Most travel agent resumes are a mess of buzzwords with zero evidence. Here’s how to write one that makes recruiters want to call you.
The #1 Mistake: Skill Dumping Without Evidence
Every travel agent resume I see has the same skills section: Travel Planning, Amadeus, Sabre, Customer Service, Sales. Great. So does everyone else. This tells me nothing about whether you’re good at your job. Recruiters spend 5 seconds scanning—if you don’t prove your skills with results, you’re out.
BAD Example:
- Skills: Travel Planning, Amadeus, Sabre, Destination Knowledge, Customer Service, Sales
- Experience: Planned travel itineraries. Used booking software. Provided excellent customer service.
Why it fails: Zero numbers. No context. It’s a job description, not a resume.
GOOD Example:
- Skills: Travel Planning (500+ itineraries/year), Amadeus/Sabre (99% accuracy rate), Customer Service (95% satisfaction), Sales (20% increase in booking value)
- Experience: See below for how to write bullets that back this up.
Why it works: Skills are quantified. It immediately shows scale and impact, making me want to read more.
How to Turn Generic Bullets into Achievement Bullets
Your experience section should tell a story of growth and results. If your bullets start with ‘Responsible for’ or ‘Handled’, delete them. Start with action verbs and end with numbers.
BAD Example:
- Responsible for booking flights and hotels using Amadeus.
- Handled customer inquiries and resolved issues.
- Sold travel packages to clients.
Why it fails: Passive language. No outcomes. It’s boring and forgettable.
GOOD Example (based on your strong achievement):
- Planned and booked 500+ travel itineraries annually with a 95% client satisfaction rating, reducing rebooking errors by 15% through meticulous Amadeus system checks.

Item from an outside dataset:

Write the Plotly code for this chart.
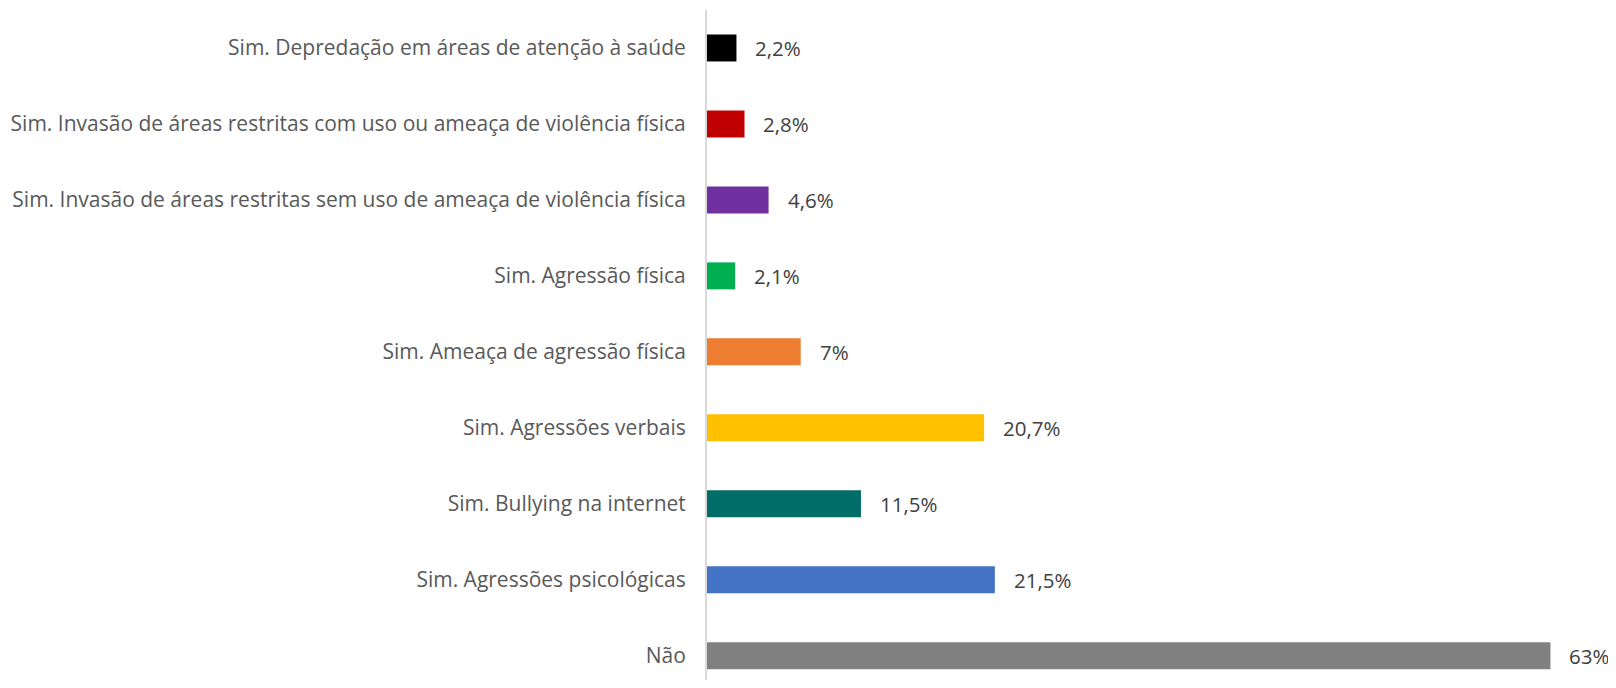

- Developed and launched a ‘luxury travel’ package that increased average booking value by 20% and attracted 12 new high-net-worth clients within 6 months, contributing $50K+ in additional revenue.
Why it works: Specific numbers (500, 95%, 20%, 12, $50K). Shows initiative (‘developed’), impact (‘increased value’), and business results (‘additional revenue’). This is what gets interviews.
The 2026 Achievement Formula for Travel Agents
Use this template for every bullet point. It forces you to include evidence and makes your resume stand out.
Template: [Action Verb] + [Specific Task] + [Metric/Number] + [Business Impact]
Example Breakdown:
- Action Verb: Developed
- Specific Task: luxury travel package
- Metric/Number: increased average booking value by 20%
- Business Impact: attracted 12 new high-net-worth clients
Apply it to common travel agent tasks:
- Instead of ‘Used Sabre for bookings’, write: ‘Processed 200+ monthly bookings via Sabre with 99% accuracy, cutting administrative time by 10% through optimized workflows.’
- Instead of ‘Provided customer service’, write: ‘Resolved 95% of client issues within 24 hours, boosting repeat booking rate by 25% over one year.’
This formula works because it’s scalable—whether you’re mid-level or senior, it highlights what you actually achieved, not just what you did.
Frequently Asked Questions
What if I don’t have access to exact numbers like revenue or client counts?
Estimate based on averages or use percentages. For example, if you don’t know total revenue, say ‘increased booking value by 20%’ or ‘reduced processing time by 15%’. Recruiters care more about relative impact than perfect precision—showing you think in metrics is what matters.
How do I handle gaps in my resume if I switched careers or took time off?
Be blunt but positive. Add a one-line explanation in your experience section (e.g., ‘Career break for family/education’). Highlight transferable skills from other roles using the same Achievement Formula—for example, if you worked in retail, quantify sales or customer service results. It shows resilience and keeps the focus on achievements.